Zawarty w 1997 roku Protokół z Kioto zobowiązał swoich sygnatariuszy do redukcji emisji w latach 2008-2012 emisji gazów cieplarnianych o co najmniej 5 proc. w porównaniu z poziomami z roku 1990. Polska w ramach tego protokołu zredukowała emisję CO2 o ponad 30 proc.
Pierwotnie pierwsze po Kioto globalne porozumienie miało zostać zawarte na szczycie klimatycznym w Kopenhadze w 2009 r. Państwa miały się tam zobowiązać do zmniejszenia do 2050 r. globalnej emisji CO2 o 50 proc. w stosunku do poziomu z 1990 r. Szczyt zakończył się jednak fiaskiem, ograniczono się w nim do zapisu, że działania na rzecz zmniejszenia emisji powinny być wystarczające, by wzrost temperatury na świecie do 2050 r. nie przekroczył 2 st. C w porównaniu z epoką przedindustrialną.

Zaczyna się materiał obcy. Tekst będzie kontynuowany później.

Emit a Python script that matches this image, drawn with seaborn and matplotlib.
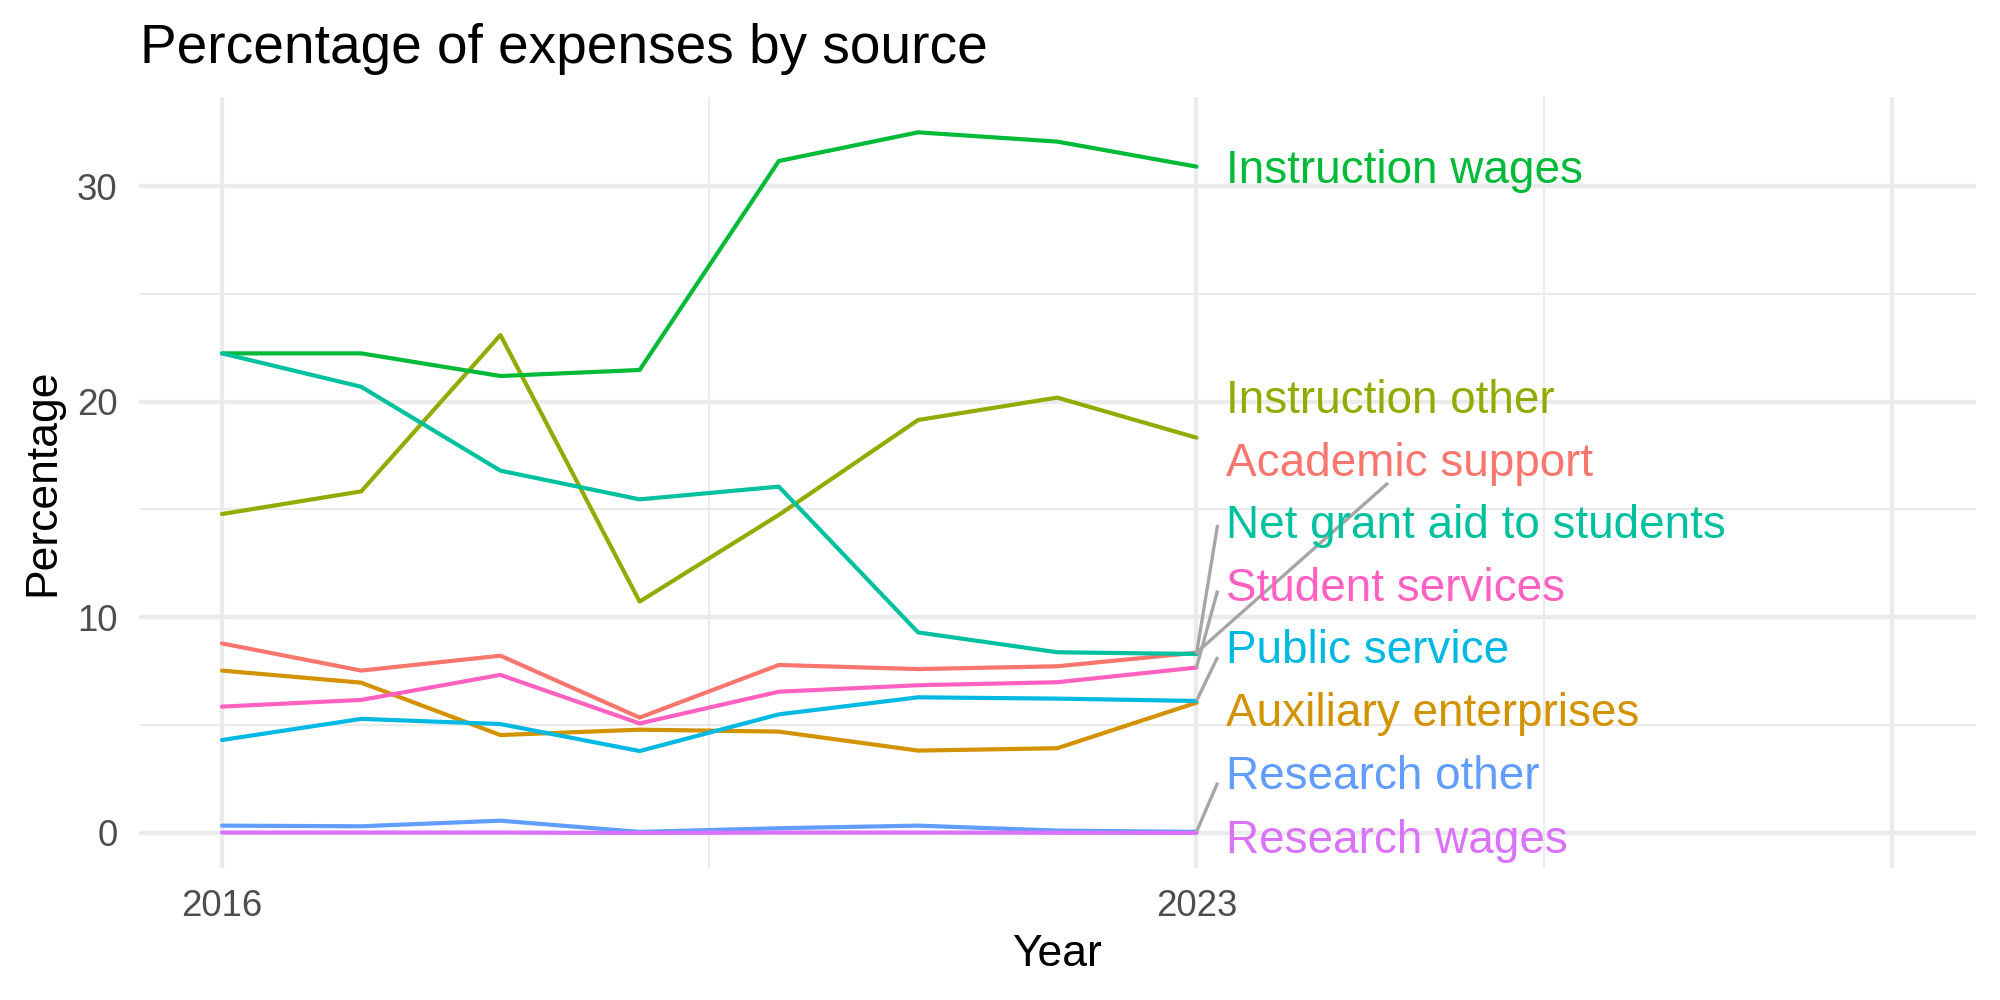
import matplotlib
matplotlib.use("Agg")
import matplotlib.pyplot as plt
import seaborn as sns
import pandas as pd
import numpy as np

# data
years = [2016, 2017, 2018, 2019, 2020, 2021, 2022, 2023]

academic_support = [8.79, 7.53, 8.22, 5.35, 7.79, 7.60, 7.73, 8.36]
auxiliary_enterprises = [7.53, 6.97, 4.54, 4.79, 4.70, 3.82, 3.93, 6.04]
instruction_other = [14.79, 15.84, 23.09, 10.73, 14.75, 19.15, 20.19, 18.33]
instruction_wages = [22.24, 22.24, 21.19, 21.47, 31.16, 32.49, 32.06, 30.90]
net_grant_aid = [22.24, 20.69, 16.80, 15.47, 16.06, 9.30, 8.38, 8.30]
public_service = [4.31, 5.29, 5.05, 3.80, 5.50, 6.29, 6.23, 6.12]
research_other = [0.34, 0.31, 0.57, 0.05, 0.22, 0.34, 0.11, 0.05]
research_wages = [0.02, 0.02, 0.02, 0.00, 0.02, 0.02, 0.01, 0.00]
student_services = [5.86, 6.17, 7.33, 5.08, 6.55, 6.85, 6.99, 7.67]

sources = ["Academic support", "Auxiliary enterprises", "Instruction other",
           "Instruction wages", "Net grant aid to students", "Public service",
           "Research other", "Research wages", "Student services"]
series = [academic_support, auxiliary_enterprises, instruction_other,
          instruction_wages, net_grant_aid, public_service,
          research_other, research_wages, student_services]

# ggplot default hue palette for 9 groups
colors = ["#F8766D", "#D39200", "#93AA00", "#00BA38", "#00C19F",
          "#00B9E3", "#619CFF", "#DB72FB", "#FF61C3"]

# repelled label positions (baseline, in data units) and leader segment ends
label_x = 2023.21
label_y = {"Instruction wages": 30.16, "Instruction other": 19.49,
           "Academic support": 16.56, "Net grant aid to students": 13.67,
           "Student services": 10.77, "Public service": 7.87,
           "Auxiliary enterprises": 4.96, "Research other": 2.03,
           "Research wages": -0.91}
segment_end = {"Academic support": (2024.376, 16.23),
               "Net grant aid to students": (2023.152, 14.29),
               "Student services": (2023.152, 11.24),
               "Public service": (2023.152, 8.16),
               "Research other": (2023.152, 2.33)}

df = pd.DataFrame({
    "Year": np.tile(years, len(sources)),
    "Percentage": np.concatenate(series),
    "Source": np.repeat(sources, len(years)),
})

sns.set_theme(style="white")
plt.rcParams["font.family"] = ["Liberation Sans", "DejaVu Sans"]

fig = plt.figure(figsize=(10, 5), dpi=200)
ax = fig.add_axes([0.06925, 0.132, 0.988 - 0.06925, 0.9027 - 0.132])

grid_col = "#EBEBEB"
ax.set_xticks([2016, 2023, 2028])
ax.set_xticklabels(["2016", "2023", ""])
ax.set_xticks([2019.5, 2025.5], minor=True)
ax.set_yticks([0, 10, 20, 30])
ax.set_yticks([5, 15, 25], minor=True)
ax.grid(which="major", color=grid_col, linewidth=1.55)
ax.grid(which="minor", color=grid_col, linewidth=0.78)
ax.set_axisbelow(True)

palette = dict(zip(sources, colors))
sns.lineplot(data=df, x="Year", y="Percentage", hue="Source", palette=palette,
             linewidth=1.5, legend=False, ax=ax)

# leader segments then labels
for name, vals in zip(sources, series):
    if name in segment_end:
        xe, ye = segment_end[name]
        ax.plot([years[-1], xe], [vals[-1], ye], color="#A6A6A6",
                linewidth=1.2, solid_capstyle="butt", zorder=3)
for name in sources:
    ax.text(label_x, label_y[name], name, color=palette[name], fontsize=16.5,
            ha="left", va="baseline", zorder=4)

lo = min(min(s) for s in series)
hi = max(max(s) for s in series)
pad = (hi - lo) * 0.05
ax.set_ylim(lo - pad, hi + pad)
ax.set_xlim(2016 - 0.6, 2028 + 0.6)

for s in ax.spines.values():
    s.set_visible(False)
ax.tick_params(which="both", length=0)
ax.tick_params(axis="x", pad=7.5, labelsize=13.2, labelcolor="#4D4D4D")
ax.tick_params(axis="y", pad=7.5, labelsize=13.2, labelcolor="#4D4D4D")
ax.set_xlabel("Year", fontsize=16, color="black", labelpad=3.5)
ax.set_ylabel("Percentage", fontsize=16, color="black", labelpad=5)

fig.text(0.0699, 1 - 0.063, "Percentage of expenses by source", fontsize=19.8,
         color="black", ha="left", va="baseline")

fig.savefig("out.png", dpi=200, facecolor="white")
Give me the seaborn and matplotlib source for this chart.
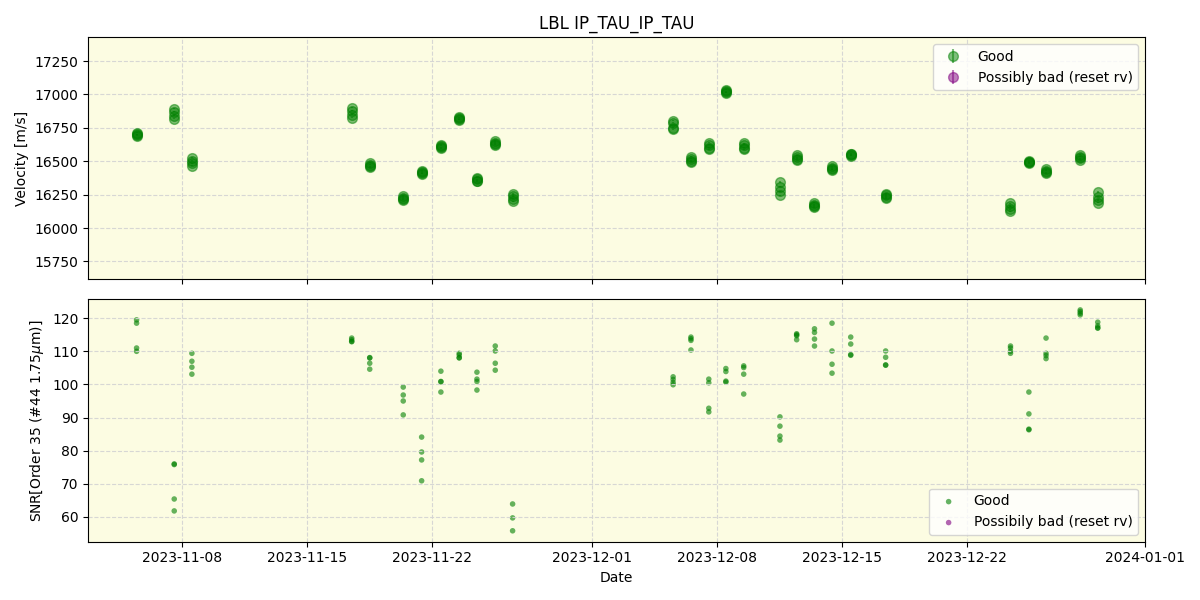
import pandas as pd
import numpy as np
import matplotlib
matplotlib.use('Agg')
import matplotlib.pyplot as plt
import seaborn as sns

# Datas das noites e quatro pontos por noite
nights = ['2023-11-05 11:00', '2023-11-07 13:40', '2023-11-08 13:25', '2023-11-17 12:30',
          '2023-11-18 12:45', '2023-11-20 09:50', '2023-11-21 10:35', '2023-11-22 12:30',
          '2023-11-23 13:10', '2023-11-24 13:00', '2023-11-25 13:40', '2023-11-26 13:00',
          '2023-12-05 13:00', '2023-12-06 13:00', '2023-12-07 13:00', '2023-12-08 12:00',
          '2023-12-09 12:00', '2023-12-11 12:45', '2023-12-12 11:15', '2023-12-13 11:15',
          '2023-12-14 10:50', '2023-12-15 12:00', '2023-12-17 11:00', '2023-12-24 11:00',
          '2023-12-25 11:45', '2023-12-26 10:50', '2023-12-28 08:50', '2023-12-29 08:25']

rv = [[16712, 16703, 16697, 16690], [16895, 16870, 16840, 16820], [16525, 16505, 16485, 16465],
      [16900, 16880, 16850, 16825], [16490, 16475, 16462, 16455], [16240, 16228, 16218, 16212],
      [16430, 16420, 16412, 16405], [16625, 16615, 16605, 16598], [16830, 16822, 16815, 16810],
      [16378, 16365, 16355, 16350], [16652, 16640, 16630, 16625], [16255, 16240, 16220, 16202],
      [16805, 16790, 16752, 16738], [16535, 16520, 16505, 16497], [16640, 16625, 16600, 16590],
      [17035, 17025, 17018, 17012], [16635, 16625, 16600, 16590], [16345, 16310, 16275, 16245],
      [16545, 16530, 16518, 16510], [16190, 16175, 16165, 16157], [16462, 16452, 16442, 16435],
      [16558, 16552, 16547, 16542], [16255, 16245, 16235, 16225], [16185, 16165, 16140, 16125],
      [16505, 16498, 16492, 16487], [16440, 16428, 16418, 16410], [16550, 16535, 16522, 16512],
      [16270, 16235, 16210, 16190]]

snr = [[119.5, 118.5, 111.0, 110.0], [76.0, 75.8, 65.4, 61.8], [109.4, 107.0, 105.2, 103.1],
       [114.0, 113.5, 113.0, 112.9], [108.1, 108.0, 106.4, 104.6], [99.2, 96.8, 95.0, 90.8],
       [84.1, 79.6, 77.2, 70.9], [104.0, 100.9, 100.8, 97.7], [109.4, 108.9, 108.1, 108.0],
       [103.7, 101.6, 100.9, 98.3], [111.6, 110.1, 106.4, 104.3], [63.9, 59.7, 55.8, np.nan],
       [102.3, 101.5, 100.6, 99.9], [114.3, 113.8, 113.3, 110.4], [101.6, 100.5, 92.8, 91.7],
       [104.8, 103.9, 101.0, 100.7], [105.6, 105.1, 103.1, 97.1], [90.2, 87.4, 84.4, 83.2],
       [115.3, 115.0, 114.7, 113.5], [116.8, 115.7, 113.7, 111.6], [118.5, 110.1, 106.1, 103.4],
       [114.3, 112.2, 109.0, 108.8], [110.1, 108.2, 105.9, 105.8], [111.6, 111.0, 110.0, 109.4],
       [97.7, 91.1, 86.5, 86.3], [114.0, 109.4, 108.7, 107.8], [122.5, 122.0, 121.5, 121.0],
       [118.8, 117.7, 117.1, 117.0]]

rv_err = 4.0

# Montar a tabela longa
rows = []
for n, d in enumerate(nights):
    for k in range(4):
        rows.append({'date': pd.Timestamp(d), 'rv': rv[n][k], 'snr': snr[n][k]})
df = pd.DataFrame(rows)

fig, (ax1, ax2) = plt.subplots(2, 1, figsize=(12, 6), dpi=100, sharex=True)
bg = '#fcfce2'

# Painel de velocidade
ax1.set_facecolor(bg)
ax1.errorbar(df['date'], df['rv'], yerr=rv_err, fmt='o', color='green', alpha=0.5,
             markersize=7, label='Good')
ax1.errorbar([], [], yerr=[], fmt='o', color='purple', alpha=0.5, markersize=7,
             label='Possibly bad (reset rv)')
ax1.set_ylim(15615, 17430)
ax1.set_ylabel('Velocity [m/s]')
ax1.set_title('LBL IP_TAU_IP_TAU')
ax1.grid(True, linestyle='--', color='lightgray', alpha=0.9)
ax1.legend(loc='upper right')

# Painel de SNR
ax2.set_facecolor(bg)
sns.scatterplot(data=df.dropna(), x='date', y='snr', ax=ax2, color='green', alpha=0.6, s=16,
                edgecolor='none', label='Good')
ax2.scatter([], [], color='purple', alpha=0.6, s=16, edgecolor='none',
            label='Possibily bad (reset rv)')
ax2.set_ylim(52.5, 125.7)
ax2.set_ylabel('SNR[Order 35 (#44 1.75$\\mu$m)]')
ax2.set_xlabel('Date')
ax2.grid(True, linestyle='--', color='lightgray', alpha=0.9)
ax2.legend(loc='lower right')

ax2.set_xlim(pd.Timestamp('2023-11-02 18:00'), pd.Timestamp('2024-01-01 00:00'))

plt.tight_layout()
plt.savefig('out.png')
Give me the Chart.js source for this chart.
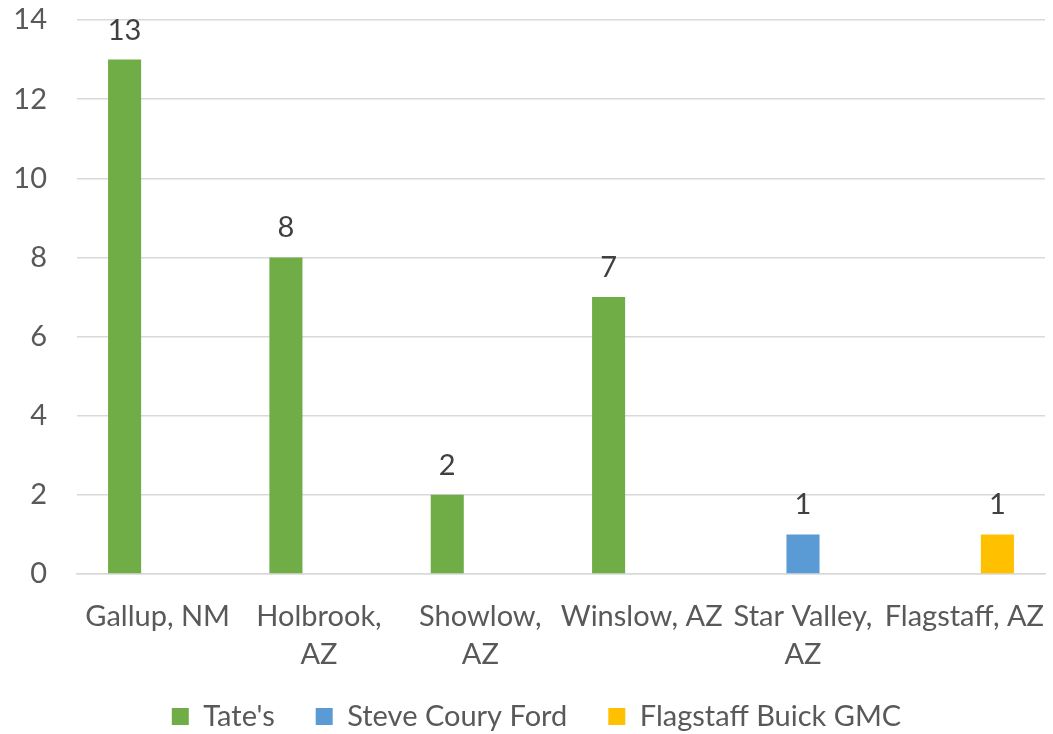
<!DOCTYPE html>
<html>
<head>
<meta charset="utf-8">
<script src="https://cdn.jsdelivr.net/npm/chart.js@4.4.1/dist/chart.umd.min.js"></script>
<style>
  html, body { margin: 0; padding: 0; background: #fff; }
  #wrap { width: 1053px; height: 734px; }
</style>
</head>
<body>
<div id="wrap"><canvas id="chart"></canvas></div>
<script>
// chart data
const categories = [
  ['Gallup, NM'],
  ['Holbrook,', 'AZ'],
  ['Showlow,', 'AZ'],
  ['Winslow, AZ'],
  ['Star Valley,', 'AZ'],
  ['Flagstaff, AZ']
];
const seriesNames = ["Tate's", 'Steve Coury Ford', 'Flagstaff Buick GMC'];
const tatesValues = [13, 8, 2, 7, null, null];
const steveCouryValues = [null, null, null, null, 1, null];
const flagstaffBuickValues = [null, null, null, null, null, 1];
const yTicks = [0, 2, 4, 6, 8, 10, 12, 14];

const FONT = 'Lato, "Open Sans", sans-serif';
const SIZE = 29;

// value labels above the bars
const barValues = {
  id: 'barValues',
  afterDatasetsDraw(chart) {
    const ctx = chart.ctx;
    ctx.save();
    ctx.font = SIZE + 'px ' + FONT;
    ctx.fillStyle = '#404040';
    ctx.textAlign = 'center';
    ctx.textBaseline = 'alphabetic';
    chart.data.datasets.forEach((ds, i) => {
      const meta = chart.getDatasetMeta(i);
      meta.data.forEach((bar, j) => {
        const v = ds.data[j];
        if (v === null || v === undefined) return;
        ctx.fillText(v, bar.x, bar.y - 20);
      });
    });
    ctx.restore();
  }
};

// nudge the legend up/right so the wide item spacing still fits like the original
const legendShift = {
  id: 'legendShift',
  afterLayout(chart) {
    const lg = chart.legend;
    if (!lg) return;
    lg.top -= 13;
    lg.bottom -= 13;
    lg.left += 14;
    lg.right += 14;
  }
};

const ctx = document.getElementById('chart');

new Chart(ctx, {
  type: 'bar',
  data: {
    labels: categories,
    datasets: [
      { label: seriesNames[0], data: tatesValues, backgroundColor: '#70ad47' },
      { label: seriesNames[1], data: steveCouryValues, backgroundColor: '#5b9bd5' },
      { label: seriesNames[2], data: flagstaffBuickValues, backgroundColor: '#ffc000' }
    ]
  },
  plugins: [barValues, legendShift],
  options: {
    responsive: true,
    maintainAspectRatio: false,
    animation: false,
    datasets: {
      bar: { categoryPercentage: 0.615, barPercentage: 1, skipNull: false }
    },
    layout: { padding: { top: 20, right: 8, left: 0, bottom: -20 } },
    plugins: {
      tooltip: { enabled: false },
      legend: {
        position: 'bottom',
        labels: {
          font: { family: FONT, size: SIZE },
          color: '#595959',
          boxWidth: 17,
          boxHeight: 17,
          padding: 41
        }
      }
    },
    scales: {
      x: {
        afterFit(scale) {
          scale.height = 100;
          scale.paddingLeft = 0;
          scale.paddingRight = 0;
        },
        grid: { display: false },
        border: { color: '#d9d9d9', width: 1.5 },
        ticks: {
          font: { family: FONT, size: SIZE, lineHeight: 1.3 },
          color: '#595959',
          padding: 16,
          maxRotation: 0,
          autoSkip: false
        }
      },
      y: {
        min: 0,
        max: 14,
        afterBuildTicks(scale) {
          scale.ticks = yTicks.map(v => ({ value: v }));
        },
        afterFit(scale) {
          scale.width = 77;
          scale.paddingTop = 0;
          scale.paddingBottom = 0;
        },
        grid: { color: '#d9d9d9', lineWidth: 1.5, drawTicks: false },
        border: { display: false },
        ticks: {
          font: { family: FONT, size: SIZE },
          color: '#595959',
          padding: 30
        }
      }
    }
  }
});
</script>
</body>
</html>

Po fiasku tego porozumienia w 2012 r. w Doha (w stolicy Kataru) państwa porozumiały się, że Protokół z Kioto ma obowiązywać do końca 2020 r. (tzw. drugi okres rozliczeniowy), a nowa umowa klimatyczna miała zostać zawarta w 2015 r. Do respektowania tzw. poprawki dauhańskiej zobowiązała się w praktyce tylko Unia Europejska, ze swoimi zobowiązaniami redukcyjnymi do 2020 r. Chodzi o pakiet klimatyczno-energetyczny zakładający redukcję emisji CO2 o 20 proc.
Jeżeli Polska ratyfikuje poprawkę dauhańską, to de facto potwierdzi na arenie międzynarodowej zobowiązanie Polski do redukcji emisji CO2 o 20 proc. do 2020 r., zgodnie z unijnym pakietem klimatyczno-energetycznym.
Dwa lata temu, pod koniec rządów koalicji PO-PSL prezydent Andrzej Duda zawetował jednak ustawę w tej sprawie.
„Związanie Rzeczypospolitej Polskiej umową międzynarodową, która poprzez nakładane zobowiązania wpływa na funkcjonowanie gospodarki i wiąże się z kosztami społecznymi powinno być poprzedzone szczegółową analizą skutków prawnych i ekonomicznych, w tym w ramach postępowania ustawodawczego poprzedzającego podjęcie decyzji przez Sejm w sprawie ustawy wyrażającej zgodę na ratyfikację umowy międzynarodowej. W opinii Prezydenta RP w trakcie prac ustawodawczych skutki te nie zostały dostatecznie wyjaśnione” – głosił ówczesny komunikat Kancelarii Prezydenta.
Politycy PiS z kolei mówili, że poprawka z Dauhy jest próbą usankcjonowania unijnego pakietu klimatyczno-energetycznego w prawie ONZ.